_Objective:_
Write out the listing below in full and exactly, leaving out every picture.

_Information shown:_
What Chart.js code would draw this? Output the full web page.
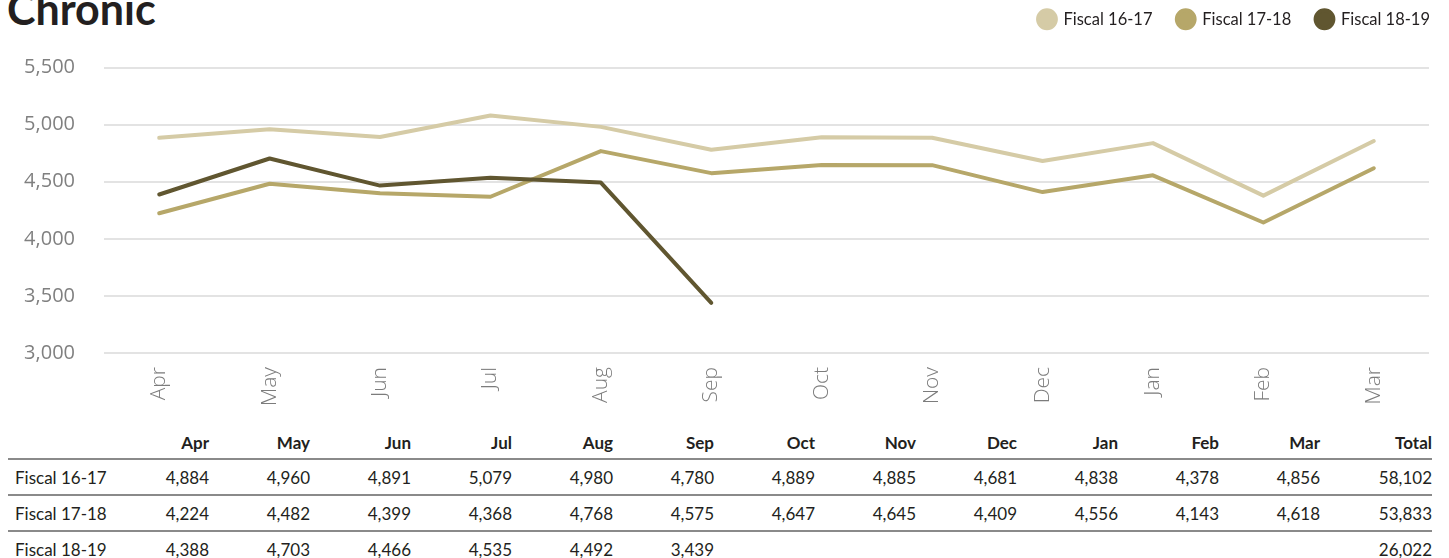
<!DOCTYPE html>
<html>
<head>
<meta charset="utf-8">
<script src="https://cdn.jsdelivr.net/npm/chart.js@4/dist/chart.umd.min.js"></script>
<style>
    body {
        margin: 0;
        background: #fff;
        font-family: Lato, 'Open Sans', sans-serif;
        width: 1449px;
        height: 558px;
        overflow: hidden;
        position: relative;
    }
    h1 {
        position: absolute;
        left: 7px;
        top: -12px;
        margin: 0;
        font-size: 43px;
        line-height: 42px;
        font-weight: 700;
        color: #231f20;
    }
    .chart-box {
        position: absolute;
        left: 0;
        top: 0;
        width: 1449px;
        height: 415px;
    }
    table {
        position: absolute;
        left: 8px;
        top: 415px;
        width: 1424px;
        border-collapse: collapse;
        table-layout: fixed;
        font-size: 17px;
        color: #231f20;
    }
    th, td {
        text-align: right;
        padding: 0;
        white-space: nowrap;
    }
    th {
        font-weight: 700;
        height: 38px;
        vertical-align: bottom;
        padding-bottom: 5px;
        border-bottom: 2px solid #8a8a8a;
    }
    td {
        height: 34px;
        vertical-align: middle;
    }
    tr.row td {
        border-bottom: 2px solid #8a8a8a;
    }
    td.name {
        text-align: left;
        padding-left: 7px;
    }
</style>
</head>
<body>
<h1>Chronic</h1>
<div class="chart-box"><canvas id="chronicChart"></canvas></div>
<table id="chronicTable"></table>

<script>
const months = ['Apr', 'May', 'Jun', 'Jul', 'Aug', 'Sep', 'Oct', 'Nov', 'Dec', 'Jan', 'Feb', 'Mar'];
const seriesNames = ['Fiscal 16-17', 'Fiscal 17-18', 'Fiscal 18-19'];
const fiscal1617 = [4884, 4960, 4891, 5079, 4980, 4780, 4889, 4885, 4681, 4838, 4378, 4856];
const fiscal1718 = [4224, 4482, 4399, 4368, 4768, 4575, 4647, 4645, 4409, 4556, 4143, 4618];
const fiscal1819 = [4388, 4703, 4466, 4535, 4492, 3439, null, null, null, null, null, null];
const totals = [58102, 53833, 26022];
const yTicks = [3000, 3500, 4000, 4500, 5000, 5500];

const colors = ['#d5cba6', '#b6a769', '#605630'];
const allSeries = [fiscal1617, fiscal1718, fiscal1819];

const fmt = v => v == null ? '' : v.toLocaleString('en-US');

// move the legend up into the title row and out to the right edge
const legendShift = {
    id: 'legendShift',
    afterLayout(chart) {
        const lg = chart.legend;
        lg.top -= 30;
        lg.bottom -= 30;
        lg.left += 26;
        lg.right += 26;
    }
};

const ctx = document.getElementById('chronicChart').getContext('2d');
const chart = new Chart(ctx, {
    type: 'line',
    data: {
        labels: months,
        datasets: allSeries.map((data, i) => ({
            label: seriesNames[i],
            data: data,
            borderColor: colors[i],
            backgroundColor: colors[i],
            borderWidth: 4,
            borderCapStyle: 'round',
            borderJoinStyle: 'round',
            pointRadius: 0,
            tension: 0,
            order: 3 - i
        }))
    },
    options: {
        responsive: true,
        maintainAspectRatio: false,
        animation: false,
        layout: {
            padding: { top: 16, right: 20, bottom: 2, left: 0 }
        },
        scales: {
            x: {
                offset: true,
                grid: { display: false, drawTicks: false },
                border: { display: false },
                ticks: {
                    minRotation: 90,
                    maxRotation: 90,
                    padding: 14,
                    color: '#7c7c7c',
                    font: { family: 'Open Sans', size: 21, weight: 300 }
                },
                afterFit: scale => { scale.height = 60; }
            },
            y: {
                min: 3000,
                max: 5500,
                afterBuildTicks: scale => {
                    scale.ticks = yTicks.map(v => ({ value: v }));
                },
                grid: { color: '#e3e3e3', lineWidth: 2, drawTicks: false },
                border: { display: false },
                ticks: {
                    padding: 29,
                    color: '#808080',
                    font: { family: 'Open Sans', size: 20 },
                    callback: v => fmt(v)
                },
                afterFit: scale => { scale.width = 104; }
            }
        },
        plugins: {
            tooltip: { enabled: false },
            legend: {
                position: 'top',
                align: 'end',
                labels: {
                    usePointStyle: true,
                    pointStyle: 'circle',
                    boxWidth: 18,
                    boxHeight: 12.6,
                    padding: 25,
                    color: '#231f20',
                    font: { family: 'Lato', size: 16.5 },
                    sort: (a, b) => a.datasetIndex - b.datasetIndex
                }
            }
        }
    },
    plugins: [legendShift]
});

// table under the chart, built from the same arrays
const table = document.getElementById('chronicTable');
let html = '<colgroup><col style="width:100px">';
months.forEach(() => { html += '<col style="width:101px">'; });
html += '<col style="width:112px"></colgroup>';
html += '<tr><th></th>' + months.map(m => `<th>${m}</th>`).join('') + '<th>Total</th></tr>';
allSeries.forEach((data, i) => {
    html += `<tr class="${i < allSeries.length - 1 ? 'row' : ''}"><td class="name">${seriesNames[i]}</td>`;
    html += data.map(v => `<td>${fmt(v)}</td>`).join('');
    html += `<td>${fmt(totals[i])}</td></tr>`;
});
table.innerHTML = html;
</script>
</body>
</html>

_Output of the task:_
What Chart.js code would draw this? Output the full web page.
<!DOCTYPE html>
<html>
<head>
<meta charset="utf-8">
<script src="https://cdn.jsdelivr.net/npm/chart.js@4/dist/chart.umd.min.js"></script>
<style>
    body {
        margin: 0;
        background: #fff;
        font-family: Lato, 'Open Sans', sans-serif;
        width: 1449px;
        height: 558px;
        overflow: hidden;
        position: relative;
    }
    h1 {
        position: absolute;
        left: 7px;
        top: -12px;
        margin: 0;
        font-size: 43px;
        line-height: 42px;
        font-weight: 700;
        color: #231f20;
    }
    .chart-box {
        position: absolute;
        left: 0;
        top: 0;
        width: 1449px;
        height: 415px;
    }
    table {
        position: absolute;
        left: 8px;
        top: 415px;
        width: 1424px;
        border-collapse: collapse;
        table-layout: fixed;
        font-size: 17px;
        color: #231f20;
    }
    th, td {
        text-align: right;
        padding: 0;
        white-space: nowrap;
    }
    th {
        font-weight: 700;
        height: 38px;
        vertical-align: bottom;
        padding-bottom: 5px;
        border-bottom: 2px solid #8a8a8a;
    }
    td {
        height: 34px;
        vertical-align: middle;
    }
    tr.row td {
        border-bottom: 2px solid #8a8a8a;
    }
    td.name {
        text-align: left;
        padding-left: 7px;
    }
</style>
</head>
<body>
<h1>Chronic</h1>
<div class="chart-box"><canvas id="chronicChart"></canvas></div>
<table id="chronicTable"></table>

<script>
const months = ['Apr', 'May', 'Jun', 'Jul', 'Aug', 'Sep', 'Oct', 'Nov', 'Dec', 'Jan', 'Feb', 'Mar'];
const seriesNames = ['Fiscal 16-17', 'Fiscal 17-18', 'Fiscal 18-19'];
const fiscal1617 = [4884, 4960, 4891, 5079, 4980, 4780, 4889, 4885, 4681, 4838, 4378, 4856];
const fiscal1718 = [4224, 4482, 4399, 4368, 4768, 4575, 4647, 4645, 4409, 4556, 4143, 4618];
const fiscal1819 = [4388, 4703, 4466, 4535, 4492, 3439, null, null, null, null, null, null];
const totals = [58102, 53833, 26022];
const yTicks = [3000, 3500, 4000, 4500, 5000, 5500];

const colors = ['#d5cba6', '#b6a769', '#605630'];
const allSeries = [fiscal1617, fiscal1718, fiscal1819];

const fmt = v => v == null ? '' : v.toLocaleString('en-US');

// move the legend up into the title row and out to the right edge
const legendShift = {
    id: 'legendShift',
    afterLayout(chart) {
        const lg = chart.legend;
        lg.top -= 30;
        lg.bottom -= 30;
        lg.left += 26;
        lg.right += 26;
    }
};

const ctx = document.getElementById('chronicChart').getContext('2d');
const chart = new Chart(ctx, {
    type: 'line',
    data: {
        labels: months,
        datasets: allSeries.map((data, i) => ({
            label: seriesNames[i],
            data: data,
            borderColor: colors[i],
            backgroundColor: colors[i],
            borderWidth: 4,
            borderCapStyle: 'round',
            borderJoinStyle: 'round',
            pointRadius: 0,
            tension: 0,
            order: 3 - i
        }))
    },
    options: {
        responsive: true,
        maintainAspectRatio: false,
        animation: false,
        layout: {
            padding: { top: 16, right: 20, bottom: 2, left: 0 }
        },
        scales: {
            x: {
                offset: true,
                grid: { display: false, drawTicks: false },
                border: { display: false },
                ticks: {
                    minRotation: 90,
                    maxRotation: 90,
                    padding: 14,
                    color: '#7c7c7c',
                    font: { family: 'Open Sans', size: 21, weight: 300 }
                },
                afterFit: scale => { scale.height = 60; }
            },
            y: {
                min: 3000,
                max: 5500,
                afterBuildTicks: scale => {
                    scale.ticks = yTicks.map(v => ({ value: v }));
                },
                grid: { color: '#e3e3e3', lineWidth: 2, drawTicks: false },
                border: { display: false },
                ticks: {
                    padding: 29,
                    color: '#808080',
                    font: { family: 'Open Sans', size: 20 },
                    callback: v => fmt(v)
                },
                afterFit: scale => { scale.width = 104; }
            }
        },
        plugins: {
            tooltip: { enabled: false },
            legend: {
                position: 'top',
                align: 'end',
                labels: {
                    usePointStyle: true,
                    pointStyle: 'circle',
                    boxWidth: 18,
                    boxHeight: 12.6,
                    padding: 25,
                    color: '#231f20',
                    font: { family: 'Lato', size: 16.5 },
                    sort: (a, b) => a.datasetIndex - b.datasetIndex
                }
            }
        }
    },
    plugins: [legendShift]
});

// table under the chart, built from the same arrays
const table = document.getElementById('chronicTable');
let html = '<colgroup><col style="width:100px">';
months.forEach(() => { html += '<col style="width:101px">'; });
html += '<col style="width:112px"></colgroup>';
html += '<tr><th></th>' + months.map(m => `<th>${m}</th>`).join('') + '<th>Total</th></tr>';
allSeries.forEach((data, i) => {
    html += `<tr class="${i < allSeries.length - 1 ? 'row' : ''}"><td class="name">${seriesNames[i]}</td>`;
    html += data.map(v => `<td>${fmt(v)}</td>`).join('');
    html += `<td>${fmt(totals[i])}</td></tr>`;
});
table.innerHTML = html;
</script>
</body>
</html>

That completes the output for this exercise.